The Central Committee and the State Council of the People’s Republic of China attach great importance to financial inclusion, which society and the public expect. With our joint efforts, recent years have seen remarkable progress in this area. Significant improvements have been made regarding coverage, accessibility, and affordability of financial services and service quality. As we know, financial inclusion is a process of continuous improvement, with the supply-demand balance keeping changing at different stages. The supply of financial services needs timely adjustment, but to enable that, it takes a long time and requires long-term efforts. More efforts are necessary for the following two areas to develop inclusive finance to make financial services more targeted.
I. Inclusive finance
First, we need to identify and meet real financial needs. Thanks to the efforts made in the past years, China has seen a rapid increase in the number of inclusive financial institutions and funds. Presently, there are 8.9 banks and 57 outlets on average at county level. In the past, rural credit cooperatives and the Agricultural Bank of China were the leading financial service providers in counties, but now other large banks, certain joint-stock banks, and city commercial banks have also set up outlets at the county level. The average number of insurance institutions and county-level outlets stands at 11.8 and 27, respectively. In addition, digital finance has dramatically increased the supply of financial services at the county level. The cost of funds has been lowered quickly, and the average rate on inclusive loans is 5.65%. These achievements are hard-won. In addition to the rise in number and reduction in cost, we must also pay attention to the changes in real financial needs. For example, people nowadays have a huge demand for critical illness, long-term care, catastrophe, and agriculture insurance products. Meeting their demand is conducive to the quick resumption of work and poverty prevention due to illness and disaster. It can also ensure that the elderly in need have access to good care via commercial channels. These are the fundamental needs for inclusive financial services, which are to be identified and met by financial institutions.

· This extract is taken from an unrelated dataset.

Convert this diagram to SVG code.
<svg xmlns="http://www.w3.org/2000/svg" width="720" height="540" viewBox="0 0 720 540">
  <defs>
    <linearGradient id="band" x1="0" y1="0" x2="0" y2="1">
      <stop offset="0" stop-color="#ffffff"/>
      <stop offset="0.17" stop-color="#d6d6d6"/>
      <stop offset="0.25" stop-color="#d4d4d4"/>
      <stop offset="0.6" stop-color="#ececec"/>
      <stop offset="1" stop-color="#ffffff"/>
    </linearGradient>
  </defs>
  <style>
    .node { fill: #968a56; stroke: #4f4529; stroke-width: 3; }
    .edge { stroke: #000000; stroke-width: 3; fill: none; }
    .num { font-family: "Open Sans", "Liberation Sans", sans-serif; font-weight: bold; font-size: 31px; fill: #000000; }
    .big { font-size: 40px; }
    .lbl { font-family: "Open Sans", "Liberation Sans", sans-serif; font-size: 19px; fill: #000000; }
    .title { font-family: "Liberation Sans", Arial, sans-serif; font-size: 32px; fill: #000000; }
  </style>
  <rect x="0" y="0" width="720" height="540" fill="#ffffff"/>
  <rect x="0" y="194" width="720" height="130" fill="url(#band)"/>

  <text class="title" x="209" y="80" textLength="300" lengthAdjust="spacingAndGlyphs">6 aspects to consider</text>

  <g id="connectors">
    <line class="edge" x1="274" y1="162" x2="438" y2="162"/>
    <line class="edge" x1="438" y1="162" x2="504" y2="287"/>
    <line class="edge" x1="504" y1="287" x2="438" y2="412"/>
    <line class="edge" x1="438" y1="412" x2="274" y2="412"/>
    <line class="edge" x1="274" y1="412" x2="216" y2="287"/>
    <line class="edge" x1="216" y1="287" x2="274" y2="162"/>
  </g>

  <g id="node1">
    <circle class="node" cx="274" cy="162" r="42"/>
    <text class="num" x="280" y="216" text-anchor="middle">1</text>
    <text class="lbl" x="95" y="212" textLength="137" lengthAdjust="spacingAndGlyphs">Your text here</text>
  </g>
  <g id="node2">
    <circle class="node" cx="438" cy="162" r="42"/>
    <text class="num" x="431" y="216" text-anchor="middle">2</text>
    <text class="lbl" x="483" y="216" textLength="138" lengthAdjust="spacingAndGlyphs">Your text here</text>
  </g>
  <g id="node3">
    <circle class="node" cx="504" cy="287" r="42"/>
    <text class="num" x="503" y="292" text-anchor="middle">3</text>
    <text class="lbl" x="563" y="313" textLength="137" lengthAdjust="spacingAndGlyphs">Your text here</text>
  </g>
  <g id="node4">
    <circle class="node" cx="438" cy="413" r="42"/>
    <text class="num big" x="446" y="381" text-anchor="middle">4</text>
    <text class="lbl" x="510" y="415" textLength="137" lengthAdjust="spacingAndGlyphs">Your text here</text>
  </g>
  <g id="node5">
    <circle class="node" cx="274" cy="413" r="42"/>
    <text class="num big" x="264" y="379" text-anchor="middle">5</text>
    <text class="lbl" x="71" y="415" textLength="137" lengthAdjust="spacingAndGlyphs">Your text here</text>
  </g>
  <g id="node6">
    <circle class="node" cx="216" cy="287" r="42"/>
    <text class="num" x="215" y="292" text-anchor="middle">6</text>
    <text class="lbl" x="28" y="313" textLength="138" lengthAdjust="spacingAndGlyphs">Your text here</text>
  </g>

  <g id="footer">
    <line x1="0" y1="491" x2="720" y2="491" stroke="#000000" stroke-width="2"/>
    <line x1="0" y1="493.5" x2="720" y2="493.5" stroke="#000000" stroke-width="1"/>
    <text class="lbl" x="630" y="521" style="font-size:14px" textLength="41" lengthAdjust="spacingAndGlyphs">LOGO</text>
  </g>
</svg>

Second, we need to provide financial services to help iron out the business cycle fluctuations and income fluctuations. Micro and small business owners, the self-employed, contract workers, and the large number of rural residents are affected by changes in the economic environment and labor market, so their business cycles and income are subject to significant fluctuations. For example, the income of rural migrant workers may vary considerably from month to month. Sometimes they work long hours and earn a lot, but sometimes they cannot find any job for one or several straight months. In such cases, they have little or no income. When their income is reasonable, they have little demand for credit, but when their income is low, they have a great need for credit due to necessary expenditures or emergency expenses. Therefore, financial institutions should be able to offer financial products that are more flexible in terms of maturity, terms and conditions, and repayment schedules based on risk assessment to meet different financial needs and prevent the borrowers from discontinuing production and having their lives affected because of changes in business cycles and income fluctuations.
II. The third-pillar pension system
We all know that developing the third-pillar pension system has been a critical priority by the Central Committee and the State Council. The launch of the tax-deferred pension annuities pilot marked the first time that China explored the use of tax incentives to promote the development of the third-pillar pension system. We launched the exclusive pension pilot in Zhejiang Province and Chongqing Municipality and the pension wealth management pilot in Wuhan, Chengdu, Qingdao, and Shenzhen. These pilots have enriched the third-pillar pension products and services by deepening the supply-side reform of pension finance. The gross premiums from commercial annuities totaled RMB48 billion in the first three quarters, with aggregate reserves reaching RMB623 billion, demonstrating a sound growth momentum. With more needs for pension-related financial products being unleashed, the third-pillar pension market will enjoy great potential. At present, 263 million people in China are aged 60 and above, accounting for 19.1% of the total population, implying huge demand for pension finance.
Moreover, the balance of residents’ deposits in China has exceeded RMB91 trillion, which means that there are considerable financial assets that can be converted into long-term pension funds. Therefore, China is well-positioned to promote the sound development of the third-pillar pension system. In particular, priority should be given to the following aspects:
First, we need to ensure a wide variety of products. The third pillar covers multiple groups of customers with different financial statuses, risk appetites, and retirement planning. There are no one-size-fits-all products. For example, middle-aged people, retiring people, and the elderly are different in pension fund accumulation and investment needs. Based on accurate customer segmentation, the financial sector should develop and offer diversified third-pillar pension products to meet differentiated demands.
Second, third-pillar pension products should be made more attractive. As contributing to the third-pillar pension is voluntary, promoting people’s willingness to participate is key to its expansion. In addition to tax incentives offered by the government, financial institutions should improve their pension management capability and make their products more appealing so that more people are willing to participate in third-pillar pension programs and get better prepared for retirement.
Third, we need more professional pension institutions. Currently, only a small number of financial institutions specialize in the pension business in China. We encourage the development of more professional pension entities and welcome overseas professional pension institutions to participate in China’s market and provide high-quality pension products and services for consumers.